Ghosts, Amman Design Week. Curated by Noura al Sayeh, 2019.
This ghostly collection is formed of replicas of displaced archaeological glass artifacts from the Levant landscape currently stored and displayed in western institutions including The Metropolitan Museum of Art, Penn Museum, and The Royal Ontario Museum. The chosen vessels are seen as critical forms in the construct of the global south’s imaginary but have been uprooted and stuck in a specific time and space without being able to tell their stories in a contemporary light. Each object is tracked to identify its provenance, donor, and current status and whether the objects were donated by strangers, anonymous, or foreign experts to these institutions. Each vessel is drawn, rendered and then reproduced, as a ghost of the original, by expert glassblowers in Jaba’ Palestine.

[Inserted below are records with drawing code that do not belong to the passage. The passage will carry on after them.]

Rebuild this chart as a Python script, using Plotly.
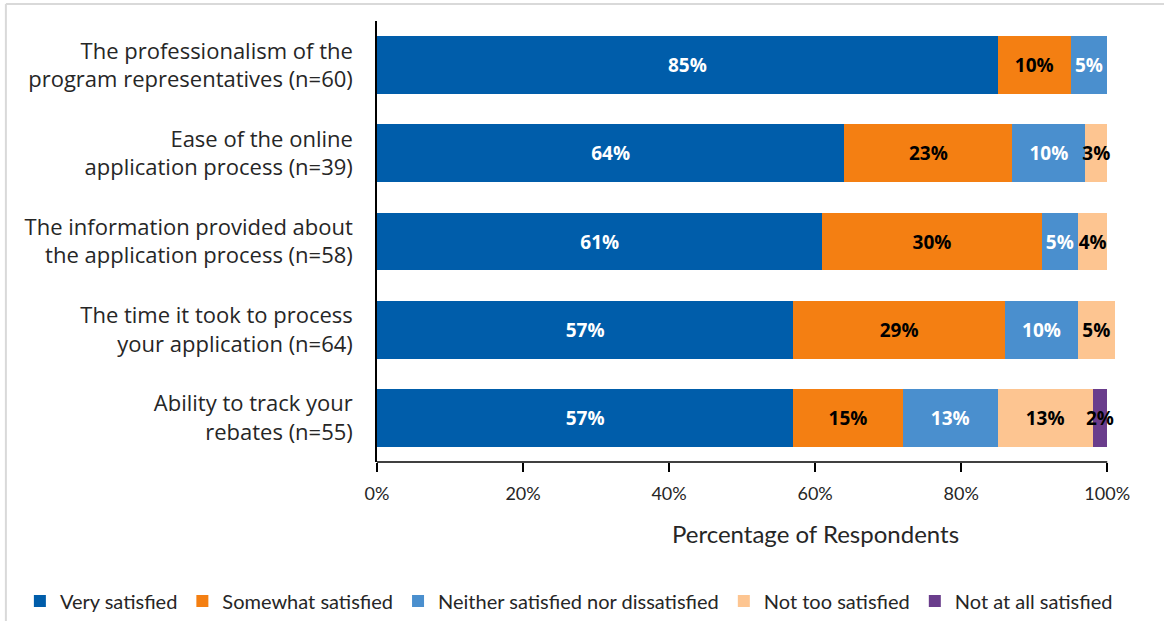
import plotly.graph_objects as go

# Survey items (top to bottom) and their response shares (%)
categories = [
    "The professionalism of the<br>program representatives (n=60)",
    "Ease of the online<br>application process (n=39)",
    "The information provided about<br>the application process (n=58)",
    "The time it took to process<br>your application (n=64)",
    "Ability to track your<br>rebates (n=55)",
]
very_satisfied = [85, 64, 61, 57, 57]
somewhat_satisfied = [10, 23, 30, 29, 15]
neither = [5, 10, 5, 10, 13]
not_too_satisfied = [0, 3, 4, 5, 13]
not_at_all_satisfied = [0, 0, 0, 0, 2]

series_names = [
    "Very satisfied",
    "Somewhat satisfied",
    "Neither satisfied nor dissatisfied",
    "Not too satisfied",
    "Not at all satisfied",
]
series_values = [very_satisfied, somewhat_satisfied, neither,
                 not_too_satisfied, not_at_all_satisfied]
colors = ["#005DAA", "#F47F12", "#4A8FCE", "#FDC591", "#6A3D8C"]
text_colors = ["white", "black", "white", "black", "black"]

tick_vals = [0, 20, 40, 60, 80, 100]
tick_text = ["0%", "20%", "40%", "60%", "80%", "100%"]
x_max = 101.2  # leaves room for rows whose rounded shares sum past 100

W, H = 1164, 621
L, T, B = 377, 21, 159
px_per_pct = 7.3
pw = px_per_pct * x_max
R = W - L - pw
ph = H - T - B


def px_to_paper_x(px):
    return (px - L) / pw


def px_to_paper_y(py):
    return (H - B - py) / ph


fig = go.Figure()
for name, vals, col, tcol in zip(series_names, series_values, colors, text_colors):
    fig.add_trace(go.Bar(
        y=categories,
        x=vals,
        name=name,
        orientation="h",
        marker=dict(color=col, line=dict(width=0)),
        text=[f"{v}%" if v > 0 else "" for v in vals],
        textposition="inside",
        insidetextanchor="middle",
        constraintext="none",
        textangle=0,
        textfont=dict(family="Open Sans", size=19, color=tcol, weight="bold"),
        cliponaxis=False,
        hoverinfo="skip",
    ))

fig.update_layout(
    width=W, height=H,
    barmode="stack",
    bargap=0.345,
    plot_bgcolor="white",
    paper_bgcolor="white",
    margin=dict(l=L, r=R, t=T, b=B, pad=0, autoexpand=False),
    font=dict(family="Open Sans", color="#262626"),
    xaxis=dict(
        range=[0, x_max],
        tickvals=tick_vals,
        ticktext=tick_text,
        ticks="outside",
        ticklen=9,
        tickwidth=1.5,
        tickcolor="black",
        ticklabelstandoff=6,
        showline=False,
        showgrid=False,
        zeroline=False,
        automargin=False,
        tickfont=dict(family="Lato", size=18, color="#262626"),
    ),
    xaxis2=dict(
        range=[0, x_max],
        overlaying="x",
        matches="x",
        side="bottom",
        anchor="y",
        tickvals=tick_vals,
        ticks="inside",
        ticklen=7,
        tickwidth=1.5,
        tickcolor="black",
        showticklabels=False,
        showgrid=False,
        zeroline=False,
        showline=False,
    ),
    yaxis=dict(
        autorange="reversed",
        showline=True,
        linecolor="black",
        linewidth=1.5,
        ticks="",
        ticklabelstandoff=18,
        showgrid=False,
        automargin=False,
        tickfont=dict(family="Open Sans", size=22, color="#262626"),
    ),
    legend=dict(
        orientation="h",
        x=px_to_paper_x(20), xanchor="left",
        y=px_to_paper_y(601), yanchor="middle",
        traceorder="normal",
        font=dict(family="Lato", size=20, color="#262626"),
        itemwidth=30,
        tracegroupgap=0,
    ),
    annotations=[dict(
        text="Percentage of Respondents",
        xref="paper", yref="paper",
        x=px_to_paper_x(815), y=px_to_paper_y(533),
        xanchor="center", yanchor="middle",
        showarrow=False,
        font=dict(family="Lato", size=24, color="#262626"),
    )],
    shapes=[
        # x-axis baseline from 0% to 100%
        dict(type="line", xref="x", yref="paper",
             x0=tick_vals[0], x1=tick_vals[-1], y0=0, y1=0,
             line=dict(color="black", width=1.5)),
        # light frame along the top and left edges
        dict(type="line", xref="paper", yref="paper",
             x0=px_to_paper_x(6), x1=px_to_paper_x(W),
             y0=px_to_paper_y(4), y1=px_to_paper_y(4),
             line=dict(color="#D9D9D9", width=2)),
        dict(type="line", xref="paper", yref="paper",
             x0=px_to_paper_x(6), x1=px_to_paper_x(6),
             y0=px_to_paper_y(4), y1=px_to_paper_y(H),
             line=dict(color="#D9D9D9", width=2)),
    ],
    showlegend=True,
)

fig.write_html("out.html")
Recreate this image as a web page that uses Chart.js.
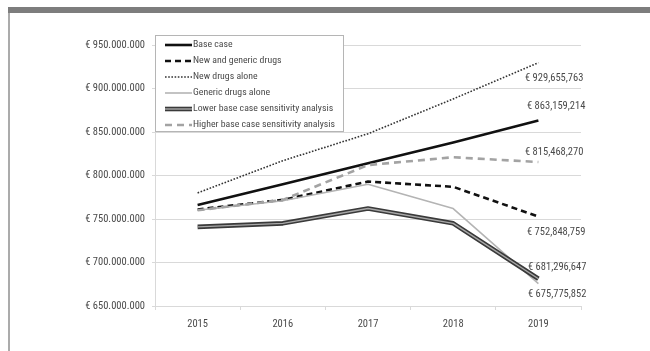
<!DOCTYPE html>
<html>
<head>
<meta charset="utf-8">
<script src="https://cdn.jsdelivr.net/npm/chart.js@4/dist/chart.umd.min.js"></script>
<style>
  html, body { margin: 0; padding: 0; background: #fff; }
  #wrap { position: relative; width: 650px; height: 351px; overflow: hidden; }
  #topbar { position: absolute; left: 8px; top: 7px; width: 642px; height: 6px; background: #7d7d7d; }
  #leftbar { position: absolute; left: 8px; top: 13px; width: 1.5px; height: 338px; background: #ababab; }
  canvas { position: absolute; left: 0; top: 0; }
</style>
</head>
<body>
<div id="wrap">
  <div id="topbar"></div>
  <div id="leftbar"></div>
  <canvas id="c" width="650" height="351"></canvas>
</div>
<script>
// Yearly projected expenditure (euros) per scenario
const years = ['2015', '2016', '2017', '2018', '2019'];
const baseCase          = [766e6, 790e6, 814e6, 838e6, 863159214];
const newAndGeneric     = [761e6, 772e6, 793e6, 787e6, 752848759];
const newDrugsAlone     = [780e6, 817e6, 848e6, 888e6, 929655763];
const genericAlone      = [760e6, 771e6, 790e6, 762e6, 675775852];
const lowerSensitivity  = [741e6, 745e6, 762e6, 745e6, 681296647];
const higherSensitivity = [760e6, 772e6, 812e6, 821e6, 815468270];

// Value axis range
const yMin = 650e6, yMax = 950e6, yStep = 50e6;

const FAMILY = "'Roboto Condensed', Roboto, sans-serif";
const STRETCH = 'condensed';
const TEXT = '#4a4a4a';
const GRID = '#d9d9d9';
const fontStr = size => STRETCH + ' normal ' + size + 'px ' + FAMILY;

function dotted(v) {
  return '€ ' + Math.round(v).toString().replace(/\B(?=(\d{3})+(?!\d))/g, '.');
}
function commas(v) {
  return '€ ' + Math.round(v).toString().replace(/\B(?=(\d{3})+(?!\d))/g, ',');
}

// endLabel: offset of the right edge of the value text from the last point
const datasets = [
  { label: 'Base case', data: baseCase, borderColor: '#111', borderWidth: 2.6,
    endLabel: { dx: 47, dy: -14 } },
  { label: 'New and generic drugs', data: newAndGeneric, borderColor: '#111', borderWidth: 2.6,
    borderDash: [6, 4], endLabel: { dx: 47, dy: 16 } },
  { label: 'New drugs alone', data: newDrugsAlone, borderColor: '#333', borderWidth: 1.6,
    borderDash: [1.6, 1.6], endLabel: { dx: 45, dy: 16 } },
  { label: 'Generic drugs alone', data: genericAlone, borderColor: '#b4b4b4', borderWidth: 1.6,
    endLabel: { dx: 48, dy: 11 } },
  { label: 'Lower base case sensitivity analysis', data: lowerSensitivity, borderColor: '#3a3a3a',
    borderWidth: 4.6, double: true, endLabel: { dx: 48, dy: -11 } },
  { label: '', data: lowerSensitivity, borderColor: '#a8a8a8', borderWidth: 1.4, inner: true },
  { label: 'Higher base case sensitivity analysis', data: higherSensitivity, borderColor: '#a3a3a3',
    borderWidth: 2.6, borderDash: [7, 5], endLabel: { dx: 45, dy: -10 } }
];
datasets.forEach((d, i) => {
  d.order = 20 - i;
  d.pointRadius = 0;
  d.pointHoverRadius = 0;
  d.tension = 0;
  d.fill = false;
  d.borderCapStyle = 'butt';
  d.borderJoinStyle = 'round';
});

// Value labels at the 2019 end of each line
const endLabels = {
  id: 'endLabels',
  afterDatasetsDraw(chart) {
    const ctx = chart.ctx;
    ctx.save();
    ctx.font = fontStr(10.5);
    ctx.fillStyle = TEXT;
    ctx.textAlign = 'right';
    ctx.textBaseline = 'middle';
    chart.data.datasets.forEach((ds, i) => {
      if (!ds.endLabel) return;
      const meta = chart.getDatasetMeta(i);
      const pt = meta.data[meta.data.length - 1];
      ctx.fillText(commas(ds.data[ds.data.length - 1]), pt.x + ds.endLabel.dx, pt.y + ds.endLabel.dy);
    });
    ctx.restore();
  }
};

// Boxed legend in the upper left of the plot
const boxLegend = {
  id: 'boxLegend',
  afterDraw(chart) {
    const ctx = chart.ctx;
    const x0 = 155.5, y0 = 35.5, w = 188, h = 96;
    ctx.save();
    ctx.fillStyle = '#fff';
    ctx.fillRect(x0, y0, w, h);
    ctx.strokeStyle = '#b5b5b5';
    ctx.lineWidth = 1;
    ctx.strokeRect(x0, y0, w, h);
    ctx.font = fontStr(9.8);
    ctx.textBaseline = 'middle';
    ctx.textAlign = 'left';
    let row = 0;
    chart.data.datasets.forEach(ds => {
      if (ds.inner) return;
      const y = 45 + row * 16;
      const sx0 = 165, sx1 = 192;
      const seg = (color, width, dash) => {
        ctx.beginPath();
        ctx.setLineDash(dash || []);
        ctx.strokeStyle = color;
        ctx.lineWidth = width;
        ctx.lineCap = 'butt';
        ctx.moveTo(sx0, y);
        ctx.lineTo(sx1, y);
        ctx.stroke();
      };
      seg(ds.borderColor, ds.borderWidth, ds.borderDash);
      if (ds.double) seg('#a8a8a8', 1.4);
      ctx.setLineDash([]);
      ctx.fillStyle = TEXT;
      ctx.fillText(ds.label, 193, y);
      row++;
    });
    ctx.restore();
  }
};

const tickFont = { family: FAMILY, style: STRETCH, weight: 'normal', size: 10.5 };

new Chart(document.getElementById('c'), {
  type: 'line',
  data: { labels: years, datasets },
  plugins: [endLabels, boxLegend],
  options: {
    responsive: false,
    animation: false,
    events: [],
    layout: { padding: { left: 0, right: 69, top: 45, bottom: 0 } },
    plugins: { legend: { display: false }, tooltip: { enabled: false } },
    scales: {
      x: {
        offset: true,
        grid: { offset: true, drawOnChartArea: false, drawTicks: true, tickLength: 4, color: GRID },
        border: { display: true, color: GRID, width: 1 },
        ticks: { color: TEXT, font: tickFont, padding: 8, maxRotation: 0 },
        afterFit(scale) { scale.height = 45; }
      },
      y: {
        min: yMin, max: yMax,
        grid: { color: GRID, lineWidth: 1, drawTicks: true, tickLength: 3 },
        border: { display: true, color: GRID, width: 1 },
        ticks: { stepSize: yStep, color: TEXT, font: tickFont, padding: 7,
                 callback: v => dotted(v) },
        afterFit(scale) { scale.width = 155; }
      }
    }
  }
});
</script>
</body>
</html>
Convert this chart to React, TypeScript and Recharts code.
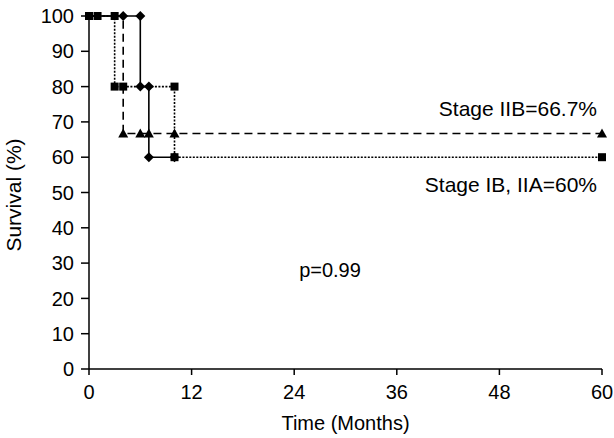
import React from "react";
import { LineChart, Line, XAxis, YAxis, Customized } from "recharts";

// Kaplan-Meier steps (months, survival %)
const ibTimes = [0, 4, 6, 6, 7, 7, 10];
const ibSurv = [100, 100, 100, 80, 80, 60, 60];

const iibTimes = [0, 4, 6, 7, 10, 60];
const iibSurv = [100, 66.7, 66.7, 66.7, 66.7, 66.7];

const iiaTimes = [0, 1, 3, 3, 4, 10, 10, 60];
const iiaSurv = [100, 100, 100, 80, 80, 80, 60, 60];

const xTicks = [0, 12, 24, 36, 48, 60];
const yTicks = [0, 10, 20, 30, 40, 50, 60, 70, 80, 90, 100];

const toRows = (ts: number[], ss: number[]) => ts.map((t, i) => ({ t, s: ss[i] }));

const FONT = "'Liberation Sans', Arial, sans-serif";

const makeDot = (shape: "diamond" | "triangle" | "square", skipFirst: boolean) => (p: any) => {
  const { cx, cy, index, key } = p;
  if (skipFirst && index === 0) return <g key={key ?? index} />;
  if (shape === "square")
    return <rect key={key ?? index} x={cx - 4} y={cy - 4} width={8} height={8} fill="#000" />;
  if (shape === "diamond")
    return (
      <polygon
        key={key ?? index}
        points={`${cx},${cy - 5} ${cx + 5},${cy} ${cx},${cy + 5} ${cx - 5},${cy}`}
        fill="#000"
      />
    );
  return (
    <polygon
      key={key ?? index}
      points={`${cx},${cy - 5} ${cx + 5},${cy + 4} ${cx - 5},${cy + 4}`}
      fill="#000"
    />
  );
};

const Notes = () => (
  <g fontFamily={FONT} fill="#000">
    <text x={597} y={116} fontSize={21} textAnchor="end">Stage IIB=66.7%</text>
    <text x={597} y={192} fontSize={21} textAnchor="end">Stage IB, IIA=60%</text>
    <text x={330} y={277} fontSize={20} textAnchor="middle">p=0.99</text>
    <text x={21} y={195} fontSize={21} textAnchor="middle" transform="rotate(-90 21 195)">Survival (%)</text>
  </g>
);

export default function App() {
  const tick = { fill: "#000", fontSize: 20, fontFamily: FONT };
  return (
    <div style={{ position: "absolute", left: 0, top: 0, background: "#fff" }}>
      <LineChart width={614} height={438} margin={{ top: 16, right: 12, bottom: 39, left: 0 }}>
        <XAxis
          type="number"
          dataKey="t"
          domain={[0, 60]}
          ticks={xTicks}
          tick={tick}
          height={30}
          tickSize={6}
          tickMargin={10}
          stroke="#000"
          strokeWidth={1.5}
          label={{ value: "Time (Months)", position: "bottom", offset: 17, fill: "#000", fontSize: 20, fontFamily: FONT }}
        />
        <YAxis
          type="number"
          domain={[0, 100]}
          ticks={yTicks}
          tick={tick}
          width={89}
          tickSize={8}
          tickMargin={7}
          stroke="#000"
          strokeWidth={1.5}
        />
        <Line
          data={toRows(ibTimes, ibSurv)}
          dataKey="s"
          type="stepAfter"
          stroke="#000"
          strokeWidth={1.6}
          dot={makeDot("diamond", true)}
          isAnimationActive={false}
        />
        <Line
          data={toRows(iibTimes, iibSurv)}
          dataKey="s"
          type="stepAfter"
          stroke="#000"
          strokeWidth={1.6}
          strokeDasharray="8 5"
          dot={makeDot("triangle", true)}
          isAnimationActive={false}
        />
        <Line
          data={toRows(iiaTimes, iiaSurv)}
          dataKey="s"
          type="stepAfter"
          stroke="#000"
          strokeWidth={1.6}
          strokeDasharray="2 1.5"
          dot={makeDot("square", false)}
          isAnimationActive={false}
        />
        <Customized component={Notes} />
      </LineChart>
    </div>
  );
}
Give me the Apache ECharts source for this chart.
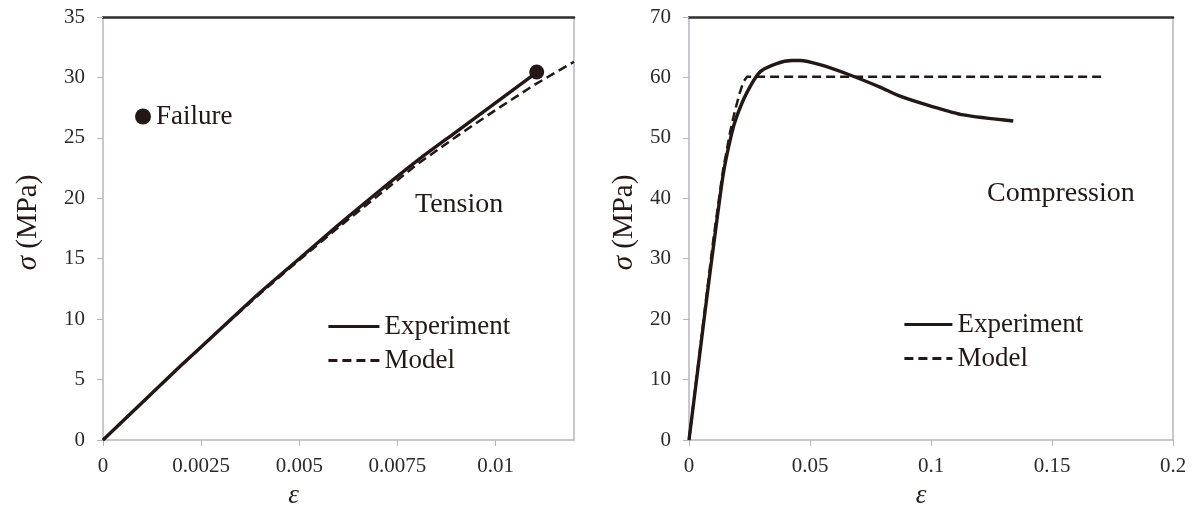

The replication of these artifacts aims at shedding light on both the cultural weight of the artifacts themselves as well as the weight of the ancient history of glass blowing in the region. The collection celebrates the formal language of each vessel by bringing the forms into a regional and global contemporary setting. Exhibiting these forms in the Levant is particularly special, a form of restitution for these displaced artifacts as this design week is accessible to a local and regional audience dedicated and rooted to this ground we stand on. This is all in an effort, as mentioned, to breath life back into archaeological artifacts as well as reactivate the dying glass blowing industry in our region.
This work is now in permanent collections at the Corning Museum of Glass.